- Born: 1888 Boston, Massachusetts, U.S.
- Died: 1952 (aged 63–64)
- Education: Harvard University
- Service: U.S. Army
- Rank: Reserve Officer Committee Chairman
- Unit: Chemical Warfare Service Scientific Research and Development

= Gustavus Esselen =

American chemist

Gustavus John Esselen (1888–1952) was an American chemist notable for his work with anhydride curing agent development and improving polyvinyl butyral for commercialized laminated glass. During his career, he was part of the American Chemical Society (ACS) for 43 years, serving in roles including chairman of the Northeastern Section and councilor and direction of the national organization. He was also chairman of the American Section of the Society of Chemical Industry between 1919 and 1951.

==Biography==
Born in Roxbury, Boston, Massachusetts, Esselen studied at Harvard University where he was awarded the A.B. (magna cum laude) in chemistry in 1909 and a doctorate in 1912. Until 1921 he was a member of the research staff of General Electric and then of Arthur D. Little. There with Little and Wallace Murray he contrived to make a 'silk' purse from reconstituted collagen extracted from a sow's ear. In 1930 he founded Gustavus J. Esselen, Inc., which, following a merger, became Esselen Research Division of United States Testing Co., Inc.
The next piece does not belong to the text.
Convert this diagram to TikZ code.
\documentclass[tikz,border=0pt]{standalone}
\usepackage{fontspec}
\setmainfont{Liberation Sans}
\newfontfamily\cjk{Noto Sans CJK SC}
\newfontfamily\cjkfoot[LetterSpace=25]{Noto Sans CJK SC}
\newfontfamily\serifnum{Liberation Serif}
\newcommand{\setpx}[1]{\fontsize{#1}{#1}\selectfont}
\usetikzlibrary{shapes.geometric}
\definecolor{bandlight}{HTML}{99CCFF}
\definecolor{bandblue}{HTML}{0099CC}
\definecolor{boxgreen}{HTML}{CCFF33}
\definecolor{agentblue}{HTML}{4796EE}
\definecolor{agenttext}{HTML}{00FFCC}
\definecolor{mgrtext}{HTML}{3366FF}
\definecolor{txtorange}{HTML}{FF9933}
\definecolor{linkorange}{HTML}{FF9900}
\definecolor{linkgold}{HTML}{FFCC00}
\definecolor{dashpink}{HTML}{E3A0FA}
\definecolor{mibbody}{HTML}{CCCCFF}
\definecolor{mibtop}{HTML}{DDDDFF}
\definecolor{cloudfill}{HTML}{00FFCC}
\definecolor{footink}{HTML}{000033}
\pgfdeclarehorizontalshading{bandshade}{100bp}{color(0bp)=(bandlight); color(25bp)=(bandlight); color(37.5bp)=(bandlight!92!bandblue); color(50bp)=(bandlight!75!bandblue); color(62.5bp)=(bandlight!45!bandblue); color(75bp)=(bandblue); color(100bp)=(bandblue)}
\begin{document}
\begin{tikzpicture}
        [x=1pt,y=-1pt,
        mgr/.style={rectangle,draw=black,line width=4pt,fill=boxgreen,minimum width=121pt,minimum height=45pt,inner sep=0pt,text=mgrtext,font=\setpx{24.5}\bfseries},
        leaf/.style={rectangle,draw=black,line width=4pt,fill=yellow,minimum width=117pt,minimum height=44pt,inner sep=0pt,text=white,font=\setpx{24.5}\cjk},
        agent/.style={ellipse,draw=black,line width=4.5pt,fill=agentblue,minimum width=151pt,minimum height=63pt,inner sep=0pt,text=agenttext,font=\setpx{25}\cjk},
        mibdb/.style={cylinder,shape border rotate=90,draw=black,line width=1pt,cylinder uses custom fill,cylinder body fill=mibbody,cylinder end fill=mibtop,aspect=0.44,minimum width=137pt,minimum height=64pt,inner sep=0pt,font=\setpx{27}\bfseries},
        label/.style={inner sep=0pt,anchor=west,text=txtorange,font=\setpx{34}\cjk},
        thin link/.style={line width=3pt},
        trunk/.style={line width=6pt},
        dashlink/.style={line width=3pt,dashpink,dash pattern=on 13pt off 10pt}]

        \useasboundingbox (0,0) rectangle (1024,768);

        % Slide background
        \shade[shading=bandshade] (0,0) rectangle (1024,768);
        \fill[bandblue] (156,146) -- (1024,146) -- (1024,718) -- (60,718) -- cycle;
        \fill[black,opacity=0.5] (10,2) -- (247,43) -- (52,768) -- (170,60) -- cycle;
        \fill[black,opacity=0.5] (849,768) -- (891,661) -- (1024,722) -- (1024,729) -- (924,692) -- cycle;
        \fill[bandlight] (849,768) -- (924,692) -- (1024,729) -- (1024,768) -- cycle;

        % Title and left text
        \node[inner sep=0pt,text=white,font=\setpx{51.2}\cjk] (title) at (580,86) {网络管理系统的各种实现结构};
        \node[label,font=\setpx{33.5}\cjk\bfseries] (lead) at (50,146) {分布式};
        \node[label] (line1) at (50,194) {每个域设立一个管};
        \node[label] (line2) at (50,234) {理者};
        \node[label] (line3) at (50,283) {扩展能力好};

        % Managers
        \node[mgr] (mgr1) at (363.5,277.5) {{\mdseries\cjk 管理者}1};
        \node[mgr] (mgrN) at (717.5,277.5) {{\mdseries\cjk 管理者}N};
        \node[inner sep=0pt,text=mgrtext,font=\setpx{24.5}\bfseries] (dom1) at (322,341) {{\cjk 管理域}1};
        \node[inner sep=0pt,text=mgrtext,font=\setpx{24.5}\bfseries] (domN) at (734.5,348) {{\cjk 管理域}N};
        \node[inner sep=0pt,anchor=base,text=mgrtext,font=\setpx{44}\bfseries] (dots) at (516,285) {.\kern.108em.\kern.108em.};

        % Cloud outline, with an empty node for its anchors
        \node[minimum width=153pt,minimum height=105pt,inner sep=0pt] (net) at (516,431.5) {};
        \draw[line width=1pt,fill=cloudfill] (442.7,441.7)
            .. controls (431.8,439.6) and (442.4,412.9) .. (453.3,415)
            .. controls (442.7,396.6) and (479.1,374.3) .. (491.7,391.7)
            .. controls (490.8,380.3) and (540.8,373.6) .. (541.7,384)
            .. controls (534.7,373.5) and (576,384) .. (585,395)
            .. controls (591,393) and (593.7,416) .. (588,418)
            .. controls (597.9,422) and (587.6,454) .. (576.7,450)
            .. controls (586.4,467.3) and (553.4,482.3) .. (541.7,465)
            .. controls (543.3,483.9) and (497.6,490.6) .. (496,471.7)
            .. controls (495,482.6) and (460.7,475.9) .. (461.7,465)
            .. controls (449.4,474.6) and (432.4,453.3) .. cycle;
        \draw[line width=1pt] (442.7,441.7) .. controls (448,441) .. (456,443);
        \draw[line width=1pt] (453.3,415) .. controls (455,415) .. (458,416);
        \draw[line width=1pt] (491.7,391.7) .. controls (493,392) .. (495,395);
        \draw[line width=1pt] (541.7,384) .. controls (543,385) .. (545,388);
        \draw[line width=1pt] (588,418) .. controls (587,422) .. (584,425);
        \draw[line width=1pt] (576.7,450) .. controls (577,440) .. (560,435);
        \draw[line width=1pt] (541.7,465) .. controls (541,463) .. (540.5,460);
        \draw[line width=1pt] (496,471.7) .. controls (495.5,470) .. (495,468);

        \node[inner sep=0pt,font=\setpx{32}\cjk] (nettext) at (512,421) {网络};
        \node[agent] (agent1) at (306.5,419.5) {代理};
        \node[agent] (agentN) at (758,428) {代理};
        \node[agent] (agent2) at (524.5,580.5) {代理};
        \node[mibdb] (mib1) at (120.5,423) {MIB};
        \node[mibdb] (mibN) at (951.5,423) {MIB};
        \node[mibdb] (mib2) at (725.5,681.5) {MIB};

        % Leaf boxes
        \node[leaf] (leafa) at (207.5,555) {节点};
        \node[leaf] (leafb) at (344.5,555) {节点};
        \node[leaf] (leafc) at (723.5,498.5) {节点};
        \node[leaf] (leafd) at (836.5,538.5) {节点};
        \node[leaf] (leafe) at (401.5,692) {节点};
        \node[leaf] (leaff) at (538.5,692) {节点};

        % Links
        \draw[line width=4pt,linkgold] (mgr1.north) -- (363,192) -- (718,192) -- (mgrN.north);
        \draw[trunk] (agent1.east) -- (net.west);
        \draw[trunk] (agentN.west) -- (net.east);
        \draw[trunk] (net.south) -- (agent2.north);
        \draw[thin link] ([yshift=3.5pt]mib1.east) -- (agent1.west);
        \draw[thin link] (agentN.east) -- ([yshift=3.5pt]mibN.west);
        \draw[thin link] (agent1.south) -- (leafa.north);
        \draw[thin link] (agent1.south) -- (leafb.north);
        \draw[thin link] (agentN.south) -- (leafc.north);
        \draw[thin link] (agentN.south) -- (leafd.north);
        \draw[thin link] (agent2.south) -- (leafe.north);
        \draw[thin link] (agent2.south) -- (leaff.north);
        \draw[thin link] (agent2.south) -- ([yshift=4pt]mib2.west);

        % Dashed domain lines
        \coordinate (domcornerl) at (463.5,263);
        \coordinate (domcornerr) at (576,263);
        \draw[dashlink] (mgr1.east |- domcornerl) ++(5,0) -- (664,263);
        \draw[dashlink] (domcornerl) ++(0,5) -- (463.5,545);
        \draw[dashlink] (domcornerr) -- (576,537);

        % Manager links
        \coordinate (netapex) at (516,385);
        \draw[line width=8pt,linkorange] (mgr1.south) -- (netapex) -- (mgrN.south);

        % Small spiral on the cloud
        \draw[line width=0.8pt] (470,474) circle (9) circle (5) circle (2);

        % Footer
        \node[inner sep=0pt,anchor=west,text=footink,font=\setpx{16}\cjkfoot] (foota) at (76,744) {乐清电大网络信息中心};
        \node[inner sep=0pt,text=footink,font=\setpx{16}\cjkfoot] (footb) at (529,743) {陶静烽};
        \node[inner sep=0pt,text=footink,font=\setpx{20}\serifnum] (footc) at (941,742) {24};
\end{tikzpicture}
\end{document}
Among the successful projects for industrial clients he was involved with was the development of anhydride curing agents for epoxy resins and polyvinyl butyral as an improved material for the subsequent commercialization of laminated glass for use in vehicles etc. More than 40 U.S. patents were issued as a result of his research efforts.
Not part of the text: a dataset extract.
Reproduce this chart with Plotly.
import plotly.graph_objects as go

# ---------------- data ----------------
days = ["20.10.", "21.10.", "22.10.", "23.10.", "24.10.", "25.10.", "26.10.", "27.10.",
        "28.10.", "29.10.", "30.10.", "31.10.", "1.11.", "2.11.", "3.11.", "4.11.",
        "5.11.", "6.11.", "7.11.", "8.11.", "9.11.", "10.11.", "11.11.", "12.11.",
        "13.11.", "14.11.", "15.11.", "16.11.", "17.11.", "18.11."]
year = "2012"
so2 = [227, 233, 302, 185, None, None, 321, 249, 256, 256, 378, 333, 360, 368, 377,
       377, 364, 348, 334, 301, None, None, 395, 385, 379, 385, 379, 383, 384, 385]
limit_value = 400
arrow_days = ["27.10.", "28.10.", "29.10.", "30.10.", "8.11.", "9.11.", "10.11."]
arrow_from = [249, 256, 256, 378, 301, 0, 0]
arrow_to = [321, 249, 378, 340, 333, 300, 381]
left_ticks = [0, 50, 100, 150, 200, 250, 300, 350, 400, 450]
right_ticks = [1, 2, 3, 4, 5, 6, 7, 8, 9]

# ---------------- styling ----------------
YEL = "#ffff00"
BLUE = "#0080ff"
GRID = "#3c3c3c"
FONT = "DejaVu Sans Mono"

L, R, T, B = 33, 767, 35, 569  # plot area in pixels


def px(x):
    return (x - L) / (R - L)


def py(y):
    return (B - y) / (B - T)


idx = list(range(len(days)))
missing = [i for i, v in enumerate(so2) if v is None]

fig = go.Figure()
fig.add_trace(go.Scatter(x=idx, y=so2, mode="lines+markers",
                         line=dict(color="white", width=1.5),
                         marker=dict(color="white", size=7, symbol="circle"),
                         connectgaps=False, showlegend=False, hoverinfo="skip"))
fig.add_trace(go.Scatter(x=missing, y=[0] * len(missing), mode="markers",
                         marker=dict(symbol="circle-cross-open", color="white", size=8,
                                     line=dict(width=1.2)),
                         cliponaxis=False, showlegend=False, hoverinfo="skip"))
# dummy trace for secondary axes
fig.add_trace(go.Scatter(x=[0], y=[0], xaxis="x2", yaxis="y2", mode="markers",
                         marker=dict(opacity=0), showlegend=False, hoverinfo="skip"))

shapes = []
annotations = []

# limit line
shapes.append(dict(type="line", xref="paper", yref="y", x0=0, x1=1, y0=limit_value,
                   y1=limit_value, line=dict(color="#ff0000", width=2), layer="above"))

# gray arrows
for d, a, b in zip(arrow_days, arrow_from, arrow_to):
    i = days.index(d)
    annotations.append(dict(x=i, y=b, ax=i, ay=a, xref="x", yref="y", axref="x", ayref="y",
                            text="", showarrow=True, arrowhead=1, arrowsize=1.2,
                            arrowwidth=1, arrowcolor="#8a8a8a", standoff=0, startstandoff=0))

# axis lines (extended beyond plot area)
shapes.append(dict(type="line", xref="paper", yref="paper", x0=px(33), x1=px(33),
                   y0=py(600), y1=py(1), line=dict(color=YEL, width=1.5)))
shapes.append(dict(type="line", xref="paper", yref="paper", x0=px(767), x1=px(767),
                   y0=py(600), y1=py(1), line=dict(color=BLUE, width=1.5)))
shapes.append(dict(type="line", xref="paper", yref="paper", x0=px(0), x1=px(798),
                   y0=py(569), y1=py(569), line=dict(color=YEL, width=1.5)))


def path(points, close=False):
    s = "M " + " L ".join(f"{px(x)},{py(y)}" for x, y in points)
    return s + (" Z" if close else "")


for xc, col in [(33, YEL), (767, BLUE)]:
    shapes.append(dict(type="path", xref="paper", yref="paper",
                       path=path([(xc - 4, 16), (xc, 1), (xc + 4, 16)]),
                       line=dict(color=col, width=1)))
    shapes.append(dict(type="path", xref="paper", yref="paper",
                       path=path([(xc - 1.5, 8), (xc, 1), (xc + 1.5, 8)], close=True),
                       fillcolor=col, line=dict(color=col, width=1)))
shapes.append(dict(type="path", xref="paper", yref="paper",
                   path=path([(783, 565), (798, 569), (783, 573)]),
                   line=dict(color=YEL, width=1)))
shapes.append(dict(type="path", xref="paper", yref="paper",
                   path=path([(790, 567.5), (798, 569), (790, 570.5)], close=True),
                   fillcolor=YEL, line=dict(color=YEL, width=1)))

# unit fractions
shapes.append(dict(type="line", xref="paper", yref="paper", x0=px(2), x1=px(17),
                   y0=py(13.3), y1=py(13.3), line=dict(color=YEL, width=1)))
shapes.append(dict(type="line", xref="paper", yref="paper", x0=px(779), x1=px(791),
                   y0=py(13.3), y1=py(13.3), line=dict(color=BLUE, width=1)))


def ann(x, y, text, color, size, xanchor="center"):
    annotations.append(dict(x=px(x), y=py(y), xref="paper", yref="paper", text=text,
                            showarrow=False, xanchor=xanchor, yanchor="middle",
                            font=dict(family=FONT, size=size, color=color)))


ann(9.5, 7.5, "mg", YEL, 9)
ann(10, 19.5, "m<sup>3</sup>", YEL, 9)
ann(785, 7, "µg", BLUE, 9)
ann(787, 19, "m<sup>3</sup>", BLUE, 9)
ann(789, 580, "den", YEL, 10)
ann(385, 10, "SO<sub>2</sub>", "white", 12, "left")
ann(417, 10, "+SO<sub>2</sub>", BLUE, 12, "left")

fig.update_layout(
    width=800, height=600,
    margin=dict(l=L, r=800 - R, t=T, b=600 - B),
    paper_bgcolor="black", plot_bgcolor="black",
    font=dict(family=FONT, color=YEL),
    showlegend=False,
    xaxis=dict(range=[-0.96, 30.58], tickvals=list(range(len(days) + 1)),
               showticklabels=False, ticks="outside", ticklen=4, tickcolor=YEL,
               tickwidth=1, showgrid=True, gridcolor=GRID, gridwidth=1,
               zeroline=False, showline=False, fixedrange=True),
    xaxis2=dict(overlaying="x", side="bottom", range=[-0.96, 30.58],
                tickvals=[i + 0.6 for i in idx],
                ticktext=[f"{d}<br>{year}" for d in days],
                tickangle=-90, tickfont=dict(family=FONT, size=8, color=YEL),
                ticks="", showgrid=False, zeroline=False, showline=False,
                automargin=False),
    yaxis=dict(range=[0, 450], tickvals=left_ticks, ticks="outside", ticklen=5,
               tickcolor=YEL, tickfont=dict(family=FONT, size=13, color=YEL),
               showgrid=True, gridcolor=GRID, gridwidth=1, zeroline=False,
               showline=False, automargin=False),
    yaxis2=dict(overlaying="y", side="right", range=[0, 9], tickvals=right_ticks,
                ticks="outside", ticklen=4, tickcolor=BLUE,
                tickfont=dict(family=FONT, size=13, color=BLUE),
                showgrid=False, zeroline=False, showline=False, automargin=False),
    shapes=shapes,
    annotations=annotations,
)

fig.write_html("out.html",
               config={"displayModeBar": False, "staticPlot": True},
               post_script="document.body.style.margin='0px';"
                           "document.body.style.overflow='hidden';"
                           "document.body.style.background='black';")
Esselen was a member of the American Chemical Society for 43 years, twice chairman of the Northeastern Section (1922–23) and served as councilor and director of the national organization. From 1919 to 1951 he was chairman of the American Section of the Society of Chemical Industry. Prior to World War II he was a reserve officer in the U.S. Army's Chemical Warfare Service. During the war he was a committee chairman with the Office of Scientific Research and Development.

== Esselen Award ==
In 1987, the American Chemical Society established the Esselen Award in his honor.
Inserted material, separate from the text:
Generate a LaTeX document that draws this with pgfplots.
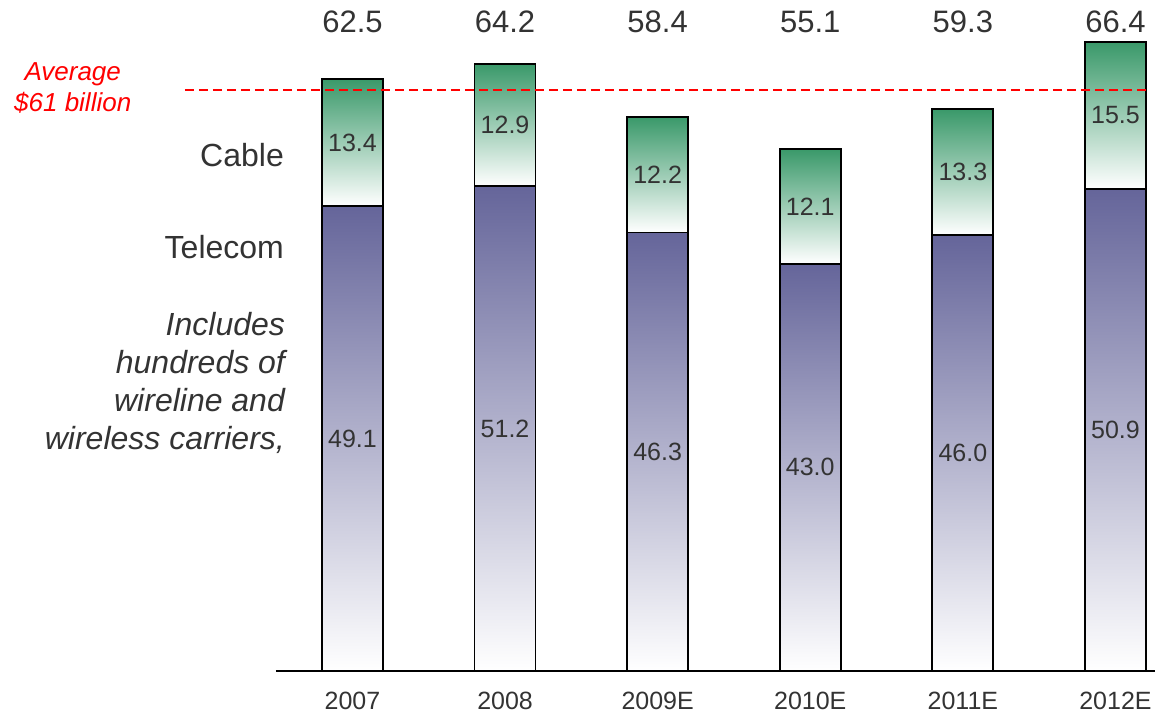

The Esselen Award for Chemistry in the public interest is one of the most prestigious honors provided by the Northeastern Section of the ACS. The award of $5,000 annually recognizes "a chemist whose scientific and technical work has contributed to the public well-being, and has thereby communicated positive values of the chemical profession." Notable recipients include F. Sherwood Rowland, Mario Molina, Bruce Ames, Kyriacos C. Nicolaou, Robert S. Langer, Joseph M. DeSimone, Jean Fréchet, Ronald Breslow and Bruce Roth. The 2011 winner was Arthur J. Nozik.